Discussion of Biases

Any Documented Social Biases?

Are there documented social biases in the dataset? Biases in this context are variations in the ways members of different social categories are represented that can have harmful downstream consequences for members of the more disadvantaged group.

no

Are the Language Producers Representative of the Language?

Does the distribution of language producers in the dataset accurately represent the full distribution of speakers of the language world-wide? If not, how does it differ?

The source data is generated randomly, so it should not contain biases. The human references may be biased by the workers' demographic, but that was not investigated upon data collection.

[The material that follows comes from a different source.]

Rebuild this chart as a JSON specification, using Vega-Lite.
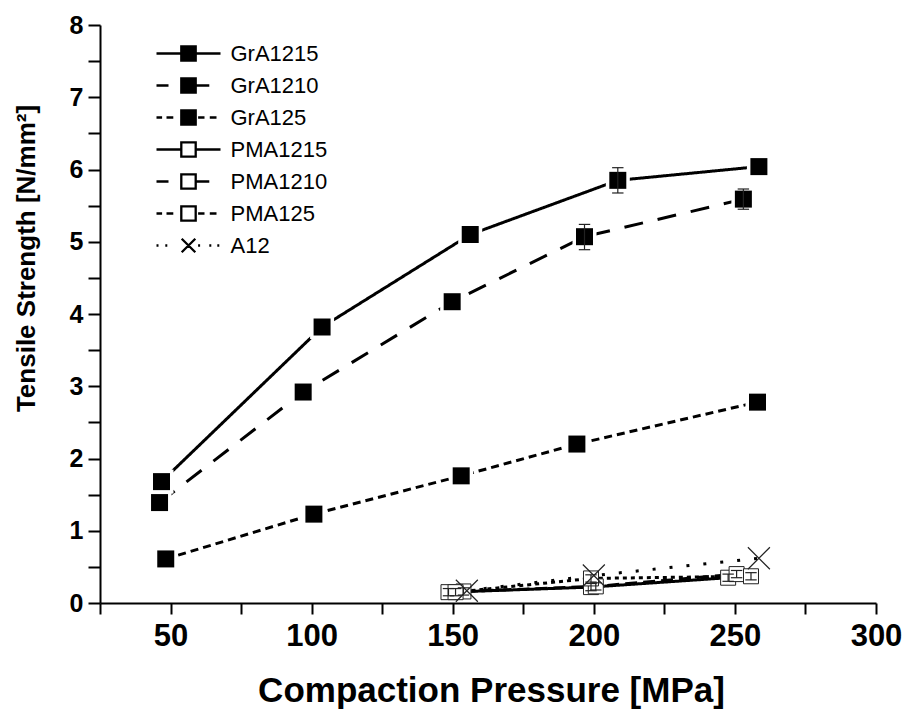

Considerations for Using the Data
  • PII Risks and Liability

  • Licenses

  • Known Technical Limitations

PII Risks and Liability

Licenses

Copyright Restrictions on the Dataset

Based on your answers in the Intended Use part of the Data Overview Section, which of the following best describe the copyright and licensing status of the dataset?

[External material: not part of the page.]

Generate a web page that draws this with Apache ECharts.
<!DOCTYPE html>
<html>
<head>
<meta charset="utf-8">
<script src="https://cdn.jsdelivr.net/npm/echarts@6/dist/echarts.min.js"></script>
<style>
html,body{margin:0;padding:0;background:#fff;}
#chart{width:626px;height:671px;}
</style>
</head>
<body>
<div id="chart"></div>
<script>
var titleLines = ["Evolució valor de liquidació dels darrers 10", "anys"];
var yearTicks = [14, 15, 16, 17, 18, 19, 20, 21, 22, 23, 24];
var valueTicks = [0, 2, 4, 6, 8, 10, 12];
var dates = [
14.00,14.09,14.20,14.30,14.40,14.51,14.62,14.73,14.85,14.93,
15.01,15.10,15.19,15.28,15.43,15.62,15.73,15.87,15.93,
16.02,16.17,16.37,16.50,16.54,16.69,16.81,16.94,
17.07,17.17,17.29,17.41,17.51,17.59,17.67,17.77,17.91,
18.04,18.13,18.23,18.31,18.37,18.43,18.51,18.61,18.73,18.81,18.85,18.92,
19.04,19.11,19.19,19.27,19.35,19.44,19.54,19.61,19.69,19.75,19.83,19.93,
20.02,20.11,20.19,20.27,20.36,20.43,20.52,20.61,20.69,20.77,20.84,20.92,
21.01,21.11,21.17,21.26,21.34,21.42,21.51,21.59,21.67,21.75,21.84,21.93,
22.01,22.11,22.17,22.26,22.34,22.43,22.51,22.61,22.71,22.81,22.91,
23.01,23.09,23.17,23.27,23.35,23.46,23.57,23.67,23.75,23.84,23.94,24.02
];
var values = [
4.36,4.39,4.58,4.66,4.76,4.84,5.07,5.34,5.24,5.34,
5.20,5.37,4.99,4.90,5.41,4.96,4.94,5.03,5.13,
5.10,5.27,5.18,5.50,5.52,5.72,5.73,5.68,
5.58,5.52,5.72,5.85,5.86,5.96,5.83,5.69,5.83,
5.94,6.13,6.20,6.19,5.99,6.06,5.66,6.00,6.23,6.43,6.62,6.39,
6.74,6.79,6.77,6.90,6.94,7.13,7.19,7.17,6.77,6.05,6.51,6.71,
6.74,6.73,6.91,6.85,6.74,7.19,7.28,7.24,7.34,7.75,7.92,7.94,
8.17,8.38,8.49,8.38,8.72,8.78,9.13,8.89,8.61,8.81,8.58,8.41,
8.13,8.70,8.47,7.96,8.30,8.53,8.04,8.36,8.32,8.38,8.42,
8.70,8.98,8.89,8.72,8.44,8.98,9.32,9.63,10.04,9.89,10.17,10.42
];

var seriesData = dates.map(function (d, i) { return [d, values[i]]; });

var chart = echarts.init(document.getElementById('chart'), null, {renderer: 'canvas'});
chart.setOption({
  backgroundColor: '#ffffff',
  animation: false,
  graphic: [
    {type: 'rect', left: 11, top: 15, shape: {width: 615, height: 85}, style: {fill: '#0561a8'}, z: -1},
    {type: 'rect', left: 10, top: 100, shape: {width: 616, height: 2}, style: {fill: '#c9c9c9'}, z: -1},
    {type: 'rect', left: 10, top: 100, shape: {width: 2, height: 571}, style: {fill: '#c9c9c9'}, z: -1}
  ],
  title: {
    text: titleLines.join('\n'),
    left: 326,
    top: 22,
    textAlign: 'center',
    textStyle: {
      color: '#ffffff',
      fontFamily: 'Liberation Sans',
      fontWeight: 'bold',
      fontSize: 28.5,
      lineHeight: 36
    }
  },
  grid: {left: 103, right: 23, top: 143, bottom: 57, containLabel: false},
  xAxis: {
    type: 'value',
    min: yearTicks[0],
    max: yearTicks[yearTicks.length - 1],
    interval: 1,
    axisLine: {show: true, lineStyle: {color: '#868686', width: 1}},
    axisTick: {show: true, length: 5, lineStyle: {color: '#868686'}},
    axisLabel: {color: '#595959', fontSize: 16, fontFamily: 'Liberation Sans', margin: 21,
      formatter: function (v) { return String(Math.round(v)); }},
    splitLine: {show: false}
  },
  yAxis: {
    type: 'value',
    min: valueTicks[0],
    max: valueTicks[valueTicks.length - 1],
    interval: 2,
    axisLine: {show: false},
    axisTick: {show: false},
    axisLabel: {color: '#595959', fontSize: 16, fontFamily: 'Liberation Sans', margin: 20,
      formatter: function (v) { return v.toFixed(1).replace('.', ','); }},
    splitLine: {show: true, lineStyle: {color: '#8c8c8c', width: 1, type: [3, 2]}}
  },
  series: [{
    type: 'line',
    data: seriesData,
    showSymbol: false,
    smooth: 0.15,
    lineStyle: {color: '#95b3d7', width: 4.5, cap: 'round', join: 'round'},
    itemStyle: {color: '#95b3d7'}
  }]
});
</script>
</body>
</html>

open license - commercial use allowed

Copyright Restrictions on the Language Data

Based on your answers in the Language part of the Data Curation Section, which of the following best describe the copyright and licensing status of the underlying language data?

open license - commercial use allowed

Known Technical Limitations

Technical Limitations

Describe any known technical limitations, such as spurrious correlations, train/test overlap, annotation biases, or mis-annotations, and cite the works that first identified these limitations when possible.

The cleaned version still has data points with hallucinated or omitted attributes.

Unsuited Applications

When using a model trained on this dataset in a setting where users or the public may interact with its predictions, what are some pitfalls to look out for? In particular, describe some applications of the general task featured in this dataset that its curation or properties make it less suitable for.

The data only pertains to the restaurant domain and the included attributes. A model cannot be expected to handle other domains or attributes.